Numerical simulation and optimisation of foam-based EOR in naturally fractured carbonate reservoirs
Abstract
Carbonate reservoirs hold more than half of the world’s remaining oil reserves and around 40% of the world’s remaining gas reserves. Producing hydrocarbons from carbonate reservoirs can be very challenging as carbonate reservoirs are often highly heterogeneous, fractured, and with a tendency to be mixed- to oilwet, all resulting in low recoveries from primary or secondary recovery schemes. Naturally occurring fractures are often the main flow paths in such systems, resulting in poor areal sweep, gravity override and viscous fingering. Foam injection is one way to mitigate such production problems by reducing the flow in the high-permeability fractures, diverting flow into the less permeable rock matrix, or by inducing a viscous pressure gradient to overcome gravity override, all of which increases the overall sweep efficiency.

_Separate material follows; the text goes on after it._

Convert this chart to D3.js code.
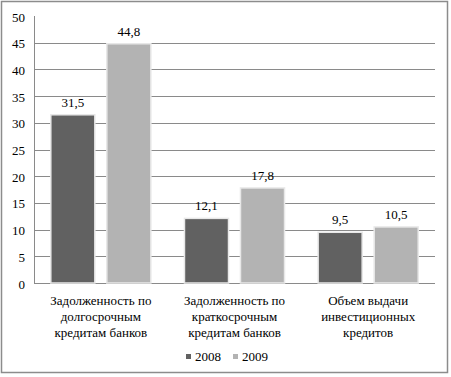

This thesis quantifies and compares the impact of uncertainties associated with the different foam models to the uncertainties inherent in the heterogeneity of a fractured carbonate reservoir by means of reservoir simulation in a reservoir analogue model for the Arab D formation. The results show that geological heterogeneity, not the uncertainty in the foam model itself, along with operational conditions such as injection rate and surfactant-to-gas ratios appear to be the most important uncertainties when implementing a foam flood. Higher fracture connectivity (higher fracture density) led to poorer foam flood performance in general, since the high permeability pathways allowed gas to streak through the reservoir and reduced mixing with the surfactant. In addition, the injection rate was observed to be a key parameter for optimising a foam flood where gravity override is already present in order to increase the mixing between gas and surfactant and subsequent generation of foam. The results also showed that foam is always more profitable than a waterflood for this fractured carbonate reservoir, indicating that the economic risk of a foam injection may indeed be lower than expected.